| The problem |
Go through the data and copy every line exactly, but not the images.

(Lines of data)
☆ ☆ ☆ ☆

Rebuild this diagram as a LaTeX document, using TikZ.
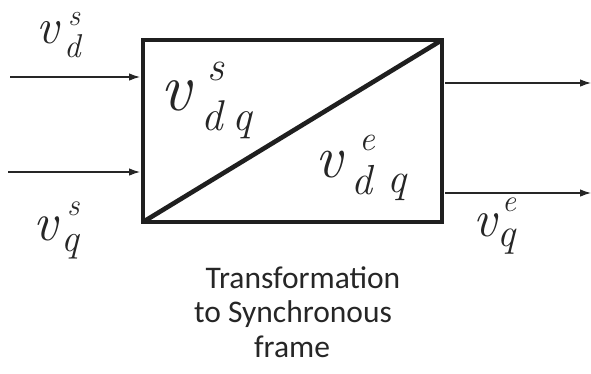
\documentclass[tikz,border=0pt]{standalone}
\usepackage{fontspec}
\newfontfamily\capfont{Carlito}
\usetikzlibrary{arrows.meta}
\newcommand{\fs}[1]{\fontsize{#1}{#1}\selectfont}
\newcommand{\vit}{\fontfamily{lmr}\selectfont\itshape}
\begin{document}
\begin{tikzpicture}[x=1pt,y=-1pt,
  boxline/.style={line width=4.6pt,line join=miter,color=black!88},
  sig/.style={line width=1.1pt,color=black!85,-{Latex[length=11pt,width=7.5pt]}},
  lbl/.style={inner sep=0pt,anchor=base west,color=black!85},
  captext/.style={inner sep=0pt,anchor=base,font=\capfont\fs{31.5},color=black!85}]
\useasboundingbox (0,0) rectangle (591,373);
% box
\coordinate (tl) at (143,40);
\coordinate (tr) at (442,40);
\coordinate (bl) at (143,222);
\coordinate (br) at (442,222);
\draw[boxline] (tl) -- (tr) -- (br) -- (bl) -- cycle;
\draw[boxline] (bl) -- (tr);
% signals
\coordinate (in1) at (10,77);  \coordinate (in1e) at (140,77);
\coordinate (in2) at (8,172);  \coordinate (in2e) at (140,172);
\coordinate (out1) at (445,83); \coordinate (out1e) at (591,83);
\coordinate (out2) at (445,193); \coordinate (out2e) at (591,193);
\draw[sig] (in1) -- (in1e);
\draw[sig] (in2) -- (in2e);
\draw[sig] (out1) -- (out1e);
\draw[sig] (out2) -- (out2e);
% v_d^s
\node[lbl,font=\vit\fs{50}] (vds) at (36,43) {v};
\node[lbl,font=\vit\fs{30}] (vdss) at (68,25) {s};
\node[lbl,font=\vit\fs{33}] (vdsd) at (64,57) {d};
% v_q^s
\node[lbl,font=\vit\fs{54}] (vqs) at (33,240) {v};
\node[lbl,font=\vit\fs{31}] (vqss) at (67,215) {s};
\node[lbl,font=\vit\fs{39}] (vqsq) at (61,251) {q};
% v_dq^s
\node[lbl,font=\vit\fs{68}] (vdqs) at (160,110) {v};
\node[lbl,font=\vit\fs{42}] (vdqss) at (207,80) {s};
\node[lbl,font=\vit\fs{43}] (vdqsd) at (201,130) {d};
\node[lbl,font=\vit\fs{43}] (vdqsq) at (232,130) {q};
% v_dq^e
\node[lbl,font=\vit\fs{60}] (vdqe) at (315,177) {v};
\node[lbl,font=\vit\fs{35}] (vdqee) at (359,150) {e};
\node[lbl,font=\vit\fs{42}] (vdqed) at (351,194) {d};
\node[lbl,font=\vit\fs{42}] (vdqeq) at (387,192) {q};
% v_q^e
\node[lbl,font=\vit\fs{52}] (vqe) at (473,236) {v};
\node[lbl,font=\vit\fs{31}] (vqee) at (502,211) {e};
\node[lbl,font=\vit\fs{40}] (vqeq) at (497,246) {q};
% caption
\node[captext] (c1) at (303,288) {Transformation};
\node[captext] (c2) at (293,322) {to Synchronous};
\node[captext] (c3) at (292,357) {frame};
\end{tikzpicture}
\end{document}
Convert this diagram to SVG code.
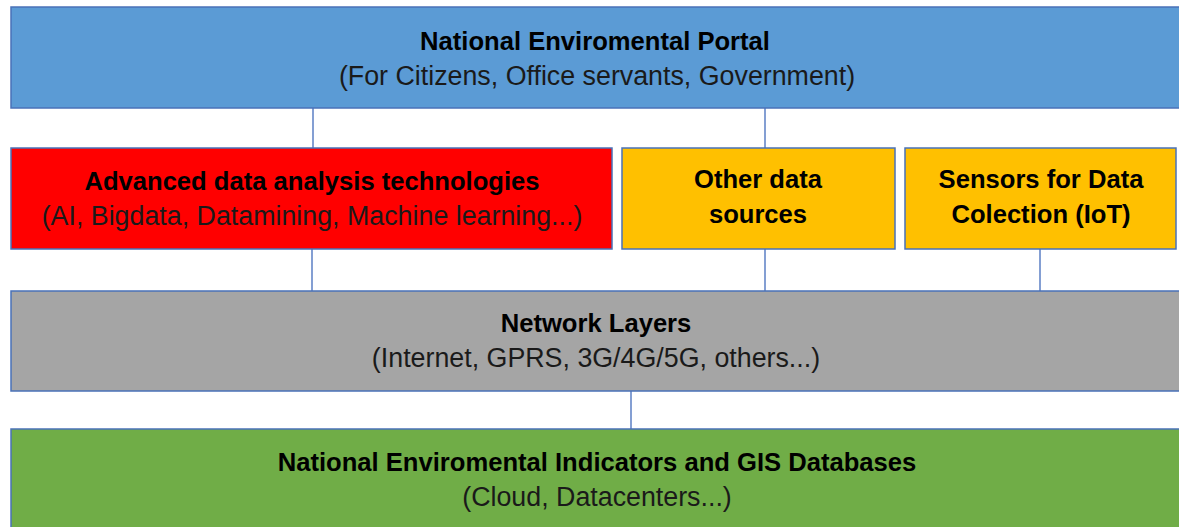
<svg xmlns="http://www.w3.org/2000/svg" width="1179" height="527" viewBox="0 0 1179 527">
<style>
.box{stroke:#4A72B8;stroke-width:1.5}
.t{font-family:"Liberation Sans",Arial,sans-serif;font-size:26.8px;text-anchor:middle;fill:#000}
.b{font-weight:bold;font-size:25.6px}
.s{fill:#1a1a1a}
.c{stroke:#5B7FC4;stroke-width:1.5;fill:none}
</style>
<rect width="1179" height="527" fill="#fff"/>
<g id="connectors">
<line class="c" x1="313" y1="108" x2="313" y2="148"/>
<line class="c" x1="765" y1="108" x2="765" y2="148"/>
<line class="c" x1="312" y1="249" x2="312" y2="291"/>
<line class="c" x1="765" y1="249" x2="765" y2="291"/>
<line class="c" x1="1040" y1="249" x2="1040" y2="291"/>
<line class="c" x1="631" y1="391" x2="631" y2="429"/>
</g>
<g id="portal">
<rect class="box" x="11" y="7" width="1175" height="101" fill="#5B9BD5"/>
<text class="t b" x="595" y="50">National Enviromental Portal</text>
<text class="t s" x="597" y="85">(For Citizens, Office servants, Government)</text>
</g>
<g id="advanced">
<rect class="box" x="11" y="148" width="601" height="101" fill="#FF0000"/>
<text class="t b" x="312" y="190">Advanced data analysis technologies</text>
<text class="t s" x="312" y="225">(AI, Bigdata, Datamining, Machine learning...)</text>
</g>
<g id="other">
<rect class="box" x="622" y="148" width="273" height="101" fill="#FFC000"/>
<text class="t b" x="758" y="188">Other data</text>
<text class="t b" x="758" y="223">sources</text>
</g>
<g id="sensors">
<rect class="box" x="905" y="148" width="271" height="101" fill="#FFC000"/>
<text class="t b" x="1041" y="188">Sensors for Data</text>
<text class="t b" x="1041" y="223">Colection (IoT)</text>
</g>
<g id="network">
<rect class="box" x="11" y="291" width="1175" height="100" fill="#A5A5A5"/>
<text class="t b" x="596" y="332">Network Layers</text>
<text class="t s" x="596" y="367">(Internet, GPRS, 3G/4G/5G, others...)</text>
</g>
<g id="databases">
<rect class="box" x="11" y="429" width="1175" height="110" fill="#70AD47"/>
<text class="t b" x="597" y="471">National Enviromental Indicators and GIS Databases</text>
<text class="t s" x="597" y="506">(Cloud, Datacenters...)</text>
</g>
</svg>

☆ ☆ ☆ ☆

| Result of the task |
Rebuild this diagram as a LaTeX document, using TikZ.
\documentclass[tikz,border=0pt]{standalone}
\usepackage{fontspec}
\newfontfamily\capfont{Carlito}
\usetikzlibrary{arrows.meta}
\newcommand{\fs}[1]{\fontsize{#1}{#1}\selectfont}
\newcommand{\vit}{\fontfamily{lmr}\selectfont\itshape}
\begin{document}
\begin{tikzpicture}[x=1pt,y=-1pt,
  boxline/.style={line width=4.6pt,line join=miter,color=black!88},
  sig/.style={line width=1.1pt,color=black!85,-{Latex[length=11pt,width=7.5pt]}},
  lbl/.style={inner sep=0pt,anchor=base west,color=black!85},
  captext/.style={inner sep=0pt,anchor=base,font=\capfont\fs{31.5},color=black!85}]
\useasboundingbox (0,0) rectangle (591,373);
% box
\coordinate (tl) at (143,40);
\coordinate (tr) at (442,40);
\coordinate (bl) at (143,222);
\coordinate (br) at (442,222);
\draw[boxline] (tl) -- (tr) -- (br) -- (bl) -- cycle;
\draw[boxline] (bl) -- (tr);
% signals
\coordinate (in1) at (10,77);  \coordinate (in1e) at (140,77);
\coordinate (in2) at (8,172);  \coordinate (in2e) at (140,172);
\coordinate (out1) at (445,83); \coordinate (out1e) at (591,83);
\coordinate (out2) at (445,193); \coordinate (out2e) at (591,193);
\draw[sig] (in1) -- (in1e);
\draw[sig] (in2) -- (in2e);
\draw[sig] (out1) -- (out1e);
\draw[sig] (out2) -- (out2e);
% v_d^s
\node[lbl,font=\vit\fs{50}] (vds) at (36,43) {v};
\node[lbl,font=\vit\fs{30}] (vdss) at (68,25) {s};
\node[lbl,font=\vit\fs{33}] (vdsd) at (64,57) {d};
% v_q^s
\node[lbl,font=\vit\fs{54}] (vqs) at (33,240) {v};
\node[lbl,font=\vit\fs{31}] (vqss) at (67,215) {s};
\node[lbl,font=\vit\fs{39}] (vqsq) at (61,251) {q};
% v_dq^s
\node[lbl,font=\vit\fs{68}] (vdqs) at (160,110) {v};
\node[lbl,font=\vit\fs{42}] (vdqss) at (207,80) {s};
\node[lbl,font=\vit\fs{43}] (vdqsd) at (201,130) {d};
\node[lbl,font=\vit\fs{43}] (vdqsq) at (232,130) {q};
% v_dq^e
\node[lbl,font=\vit\fs{60}] (vdqe) at (315,177) {v};
\node[lbl,font=\vit\fs{35}] (vdqee) at (359,150) {e};
\node[lbl,font=\vit\fs{42}] (vdqed) at (351,194) {d};
\node[lbl,font=\vit\fs{42}] (vdqeq) at (387,192) {q};
% v_q^e
\node[lbl,font=\vit\fs{52}] (vqe) at (473,236) {v};
\node[lbl,font=\vit\fs{31}] (vqee) at (502,211) {e};
\node[lbl,font=\vit\fs{40}] (vqeq) at (497,246) {q};
% caption
\node[captext] (c1) at (303,288) {Transformation};
\node[captext] (c2) at (293,322) {to Synchronous};
\node[captext] (c3) at (292,357) {frame};
\end{tikzpicture}
\end{document}
Convert this diagram to SVG code.
<svg xmlns="http://www.w3.org/2000/svg" width="1179" height="527" viewBox="0 0 1179 527">
<style>
.box{stroke:#4A72B8;stroke-width:1.5}
.t{font-family:"Liberation Sans",Arial,sans-serif;font-size:26.8px;text-anchor:middle;fill:#000}
.b{font-weight:bold;font-size:25.6px}
.s{fill:#1a1a1a}
.c{stroke:#5B7FC4;stroke-width:1.5;fill:none}
</style>
<rect width="1179" height="527" fill="#fff"/>
<g id="connectors">
<line class="c" x1="313" y1="108" x2="313" y2="148"/>
<line class="c" x1="765" y1="108" x2="765" y2="148"/>
<line class="c" x1="312" y1="249" x2="312" y2="291"/>
<line class="c" x1="765" y1="249" x2="765" y2="291"/>
<line class="c" x1="1040" y1="249" x2="1040" y2="291"/>
<line class="c" x1="631" y1="391" x2="631" y2="429"/>
</g>
<g id="portal">
<rect class="box" x="11" y="7" width="1175" height="101" fill="#5B9BD5"/>
<text class="t b" x="595" y="50">National Enviromental Portal</text>
<text class="t s" x="597" y="85">(For Citizens, Office servants, Government)</text>
</g>
<g id="advanced">
<rect class="box" x="11" y="148" width="601" height="101" fill="#FF0000"/>
<text class="t b" x="312" y="190">Advanced data analysis technologies</text>
<text class="t s" x="312" y="225">(AI, Bigdata, Datamining, Machine learning...)</text>
</g>
<g id="other">
<rect class="box" x="622" y="148" width="273" height="101" fill="#FFC000"/>
<text class="t b" x="758" y="188">Other data</text>
<text class="t b" x="758" y="223">sources</text>
</g>
<g id="sensors">
<rect class="box" x="905" y="148" width="271" height="101" fill="#FFC000"/>
<text class="t b" x="1041" y="188">Sensors for Data</text>
<text class="t b" x="1041" y="223">Colection (IoT)</text>
</g>
<g id="network">
<rect class="box" x="11" y="291" width="1175" height="100" fill="#A5A5A5"/>
<text class="t b" x="596" y="332">Network Layers</text>
<text class="t s" x="596" y="367">(Internet, GPRS, 3G/4G/5G, others...)</text>
</g>
<g id="databases">
<rect class="box" x="11" y="429" width="1175" height="110" fill="#70AD47"/>
<text class="t b" x="597" y="471">National Enviromental Indicators and GIS Databases</text>
<text class="t s" x="597" y="506">(Cloud, Datacenters...)</text>
</g>
</svg>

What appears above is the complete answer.